What is remarkable to me about Robin Williams was how in his genius, improvisational imitations of people of different races, ethnicity, religions, genders, sexual persuasion, age, and size, no one ever took offense. In fact, the offended party cheered him on. That is remarkable in this day and age of political correctness. The fact that all sides of the pundit cable TV and radio spectrum honored him yesterday attests to Williams's far reaching popularity and how he related to us all. Maybe he really did come from another planet, as did Mork, his first starring role on TV's Mork And Mindy.

Maybe it is because he was an equal opportunity offender or he was a self-effacing comic. Those traits may have contributed to the phenomenon, but I think it was because he was just plain funny and he made it cool to laugh at one's self. Gays loved his turn as a gay man in The Bird Cage, people of all ages and sexes delighted in his portrayal as a woman in Mrs. Doubtfire.

Robin also knew how to take serious subjects and make us see the humor in them. He took the sting out of war in Good Morning, Vietnam. He made sick patients and children forget their illnesses for a while in Patch Adams. He helped Matt Damon laugh at himself when he played his psychologist in Good Will Hunting, a role for which he won an Oscar.

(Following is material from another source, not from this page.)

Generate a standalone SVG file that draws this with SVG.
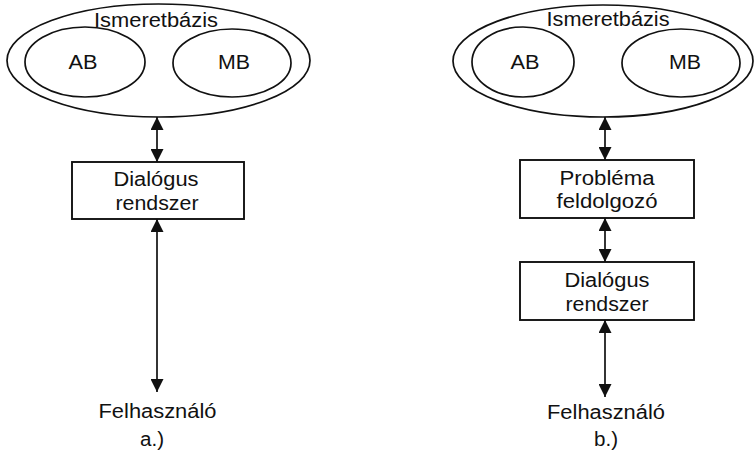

And the fact that Robin Williams was able to brilliantly play serious roles that were out of character for him, like the introverted doctor in Awakenings, is a testament to his acting abilities.

We lost a remarkable artist Monday and will be feeling his loss for some time. But I am glad we have the film work and legacy he left behind. I only wish he had been able to overcome his demons and accomplish for himself what he had done for others: make the world a brighter, happier, and more accepting place. RIP, Robin Williams. We will never forget you.